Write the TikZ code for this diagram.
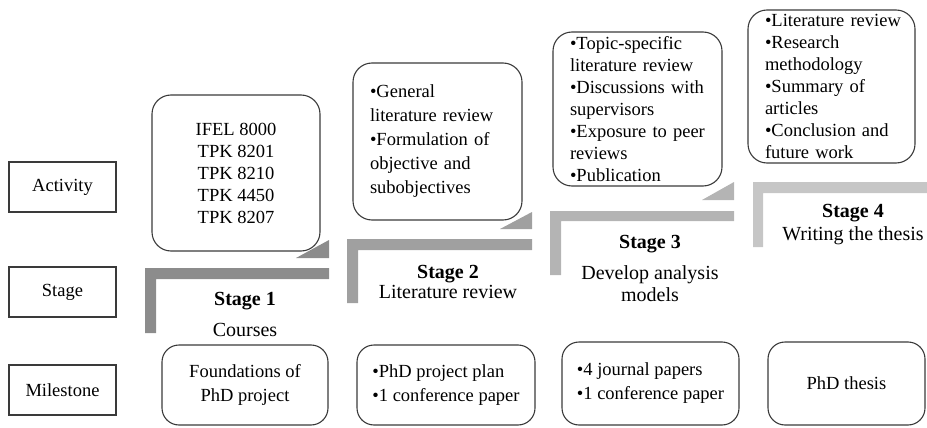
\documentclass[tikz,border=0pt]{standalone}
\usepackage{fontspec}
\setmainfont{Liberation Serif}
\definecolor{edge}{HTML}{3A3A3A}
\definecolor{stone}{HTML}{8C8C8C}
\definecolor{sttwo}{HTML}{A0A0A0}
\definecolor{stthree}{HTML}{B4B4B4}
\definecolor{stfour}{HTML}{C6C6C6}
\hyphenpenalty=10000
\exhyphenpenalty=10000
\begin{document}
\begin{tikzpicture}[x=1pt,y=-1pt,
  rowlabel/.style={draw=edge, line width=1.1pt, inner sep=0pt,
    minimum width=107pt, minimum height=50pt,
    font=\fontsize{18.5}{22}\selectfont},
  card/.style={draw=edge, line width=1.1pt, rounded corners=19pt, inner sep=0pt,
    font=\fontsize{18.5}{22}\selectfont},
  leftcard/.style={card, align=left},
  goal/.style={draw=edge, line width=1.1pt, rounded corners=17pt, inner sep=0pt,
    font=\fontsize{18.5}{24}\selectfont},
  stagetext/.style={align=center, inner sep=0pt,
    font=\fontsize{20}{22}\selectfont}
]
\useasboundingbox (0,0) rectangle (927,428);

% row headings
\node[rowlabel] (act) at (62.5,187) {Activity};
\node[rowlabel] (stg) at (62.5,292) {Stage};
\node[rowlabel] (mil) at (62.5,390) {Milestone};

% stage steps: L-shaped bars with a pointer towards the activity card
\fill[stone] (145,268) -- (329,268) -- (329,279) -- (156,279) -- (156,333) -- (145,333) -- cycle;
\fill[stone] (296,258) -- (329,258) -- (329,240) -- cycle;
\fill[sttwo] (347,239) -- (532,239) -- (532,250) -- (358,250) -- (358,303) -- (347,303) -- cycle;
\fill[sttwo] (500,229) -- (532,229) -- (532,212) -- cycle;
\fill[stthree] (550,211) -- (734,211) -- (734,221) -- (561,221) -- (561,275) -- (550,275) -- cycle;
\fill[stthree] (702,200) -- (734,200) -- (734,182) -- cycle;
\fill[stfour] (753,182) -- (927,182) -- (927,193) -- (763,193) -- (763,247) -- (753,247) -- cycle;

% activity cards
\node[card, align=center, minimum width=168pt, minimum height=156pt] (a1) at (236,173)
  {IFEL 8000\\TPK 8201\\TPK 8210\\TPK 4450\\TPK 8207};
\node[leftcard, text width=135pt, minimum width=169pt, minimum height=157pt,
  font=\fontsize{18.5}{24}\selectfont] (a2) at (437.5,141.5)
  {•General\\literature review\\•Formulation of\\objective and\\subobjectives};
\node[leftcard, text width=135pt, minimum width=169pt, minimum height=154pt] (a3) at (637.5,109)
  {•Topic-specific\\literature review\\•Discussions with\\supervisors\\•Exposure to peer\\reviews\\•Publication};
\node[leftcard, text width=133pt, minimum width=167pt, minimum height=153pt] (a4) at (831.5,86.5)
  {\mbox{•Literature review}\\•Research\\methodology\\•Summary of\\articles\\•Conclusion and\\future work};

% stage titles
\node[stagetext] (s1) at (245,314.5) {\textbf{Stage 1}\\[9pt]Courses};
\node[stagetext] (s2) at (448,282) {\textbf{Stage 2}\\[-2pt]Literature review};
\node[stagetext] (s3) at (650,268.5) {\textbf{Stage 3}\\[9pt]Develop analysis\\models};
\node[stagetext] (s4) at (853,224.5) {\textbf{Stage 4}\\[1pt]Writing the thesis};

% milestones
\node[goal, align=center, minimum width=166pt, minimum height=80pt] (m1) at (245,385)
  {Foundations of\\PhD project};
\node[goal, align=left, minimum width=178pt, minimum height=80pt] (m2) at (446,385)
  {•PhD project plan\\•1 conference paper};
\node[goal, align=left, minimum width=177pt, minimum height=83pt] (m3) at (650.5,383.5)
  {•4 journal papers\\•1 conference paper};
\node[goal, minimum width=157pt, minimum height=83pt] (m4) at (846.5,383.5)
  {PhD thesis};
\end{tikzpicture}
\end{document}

• [REQUIRED TASK]
Output all of the data exactly as it stands, minus any images.

• [THE ANSWER]
Write the TikZ code for this diagram.
\documentclass[tikz,border=0pt]{standalone}
\usepackage{fontspec}
\setmainfont{Liberation Serif}
\definecolor{edge}{HTML}{3A3A3A}
\definecolor{stone}{HTML}{8C8C8C}
\definecolor{sttwo}{HTML}{A0A0A0}
\definecolor{stthree}{HTML}{B4B4B4}
\definecolor{stfour}{HTML}{C6C6C6}
\hyphenpenalty=10000
\exhyphenpenalty=10000
\begin{document}
\begin{tikzpicture}[x=1pt,y=-1pt,
  rowlabel/.style={draw=edge, line width=1.1pt, inner sep=0pt,
    minimum width=107pt, minimum height=50pt,
    font=\fontsize{18.5}{22}\selectfont},
  card/.style={draw=edge, line width=1.1pt, rounded corners=19pt, inner sep=0pt,
    font=\fontsize{18.5}{22}\selectfont},
  leftcard/.style={card, align=left},
  goal/.style={draw=edge, line width=1.1pt, rounded corners=17pt, inner sep=0pt,
    font=\fontsize{18.5}{24}\selectfont},
  stagetext/.style={align=center, inner sep=0pt,
    font=\fontsize{20}{22}\selectfont}
]
\useasboundingbox (0,0) rectangle (927,428);

% row headings
\node[rowlabel] (act) at (62.5,187) {Activity};
\node[rowlabel] (stg) at (62.5,292) {Stage};
\node[rowlabel] (mil) at (62.5,390) {Milestone};

% stage steps: L-shaped bars with a pointer towards the activity card
\fill[stone] (145,268) -- (329,268) -- (329,279) -- (156,279) -- (156,333) -- (145,333) -- cycle;
\fill[stone] (296,258) -- (329,258) -- (329,240) -- cycle;
\fill[sttwo] (347,239) -- (532,239) -- (532,250) -- (358,250) -- (358,303) -- (347,303) -- cycle;
\fill[sttwo] (500,229) -- (532,229) -- (532,212) -- cycle;
\fill[stthree] (550,211) -- (734,211) -- (734,221) -- (561,221) -- (561,275) -- (550,275) -- cycle;
\fill[stthree] (702,200) -- (734,200) -- (734,182) -- cycle;
\fill[stfour] (753,182) -- (927,182) -- (927,193) -- (763,193) -- (763,247) -- (753,247) -- cycle;

% activity cards
\node[card, align=center, minimum width=168pt, minimum height=156pt] (a1) at (236,173)
  {IFEL 8000\\TPK 8201\\TPK 8210\\TPK 4450\\TPK 8207};
\node[leftcard, text width=135pt, minimum width=169pt, minimum height=157pt,
  font=\fontsize{18.5}{24}\selectfont] (a2) at (437.5,141.5)
  {•General\\literature review\\•Formulation of\\objective and\\subobjectives};
\node[leftcard, text width=135pt, minimum width=169pt, minimum height=154pt] (a3) at (637.5,109)
  {•Topic-specific\\literature review\\•Discussions with\\supervisors\\•Exposure to peer\\reviews\\•Publication};
\node[leftcard, text width=133pt, minimum width=167pt, minimum height=153pt] (a4) at (831.5,86.5)
  {\mbox{•Literature review}\\•Research\\methodology\\•Summary of\\articles\\•Conclusion and\\future work};

% stage titles
\node[stagetext] (s1) at (245,314.5) {\textbf{Stage 1}\\[9pt]Courses};
\node[stagetext] (s2) at (448,282) {\textbf{Stage 2}\\[-2pt]Literature review};
\node[stagetext] (s3) at (650,268.5) {\textbf{Stage 3}\\[9pt]Develop analysis\\models};
\node[stagetext] (s4) at (853,224.5) {\textbf{Stage 4}\\[1pt]Writing the thesis};

% milestones
\node[goal, align=center, minimum width=166pt, minimum height=80pt] (m1) at (245,385)
  {Foundations of\\PhD project};
\node[goal, align=left, minimum width=178pt, minimum height=80pt] (m2) at (446,385)
  {•PhD project plan\\•1 conference paper};
\node[goal, align=left, minimum width=177pt, minimum height=83pt] (m3) at (650.5,383.5)
  {•4 journal papers\\•1 conference paper};
\node[goal, minimum width=157pt, minimum height=83pt] (m4) at (846.5,383.5)
  {PhD thesis};
\end{tikzpicture}
\end{document}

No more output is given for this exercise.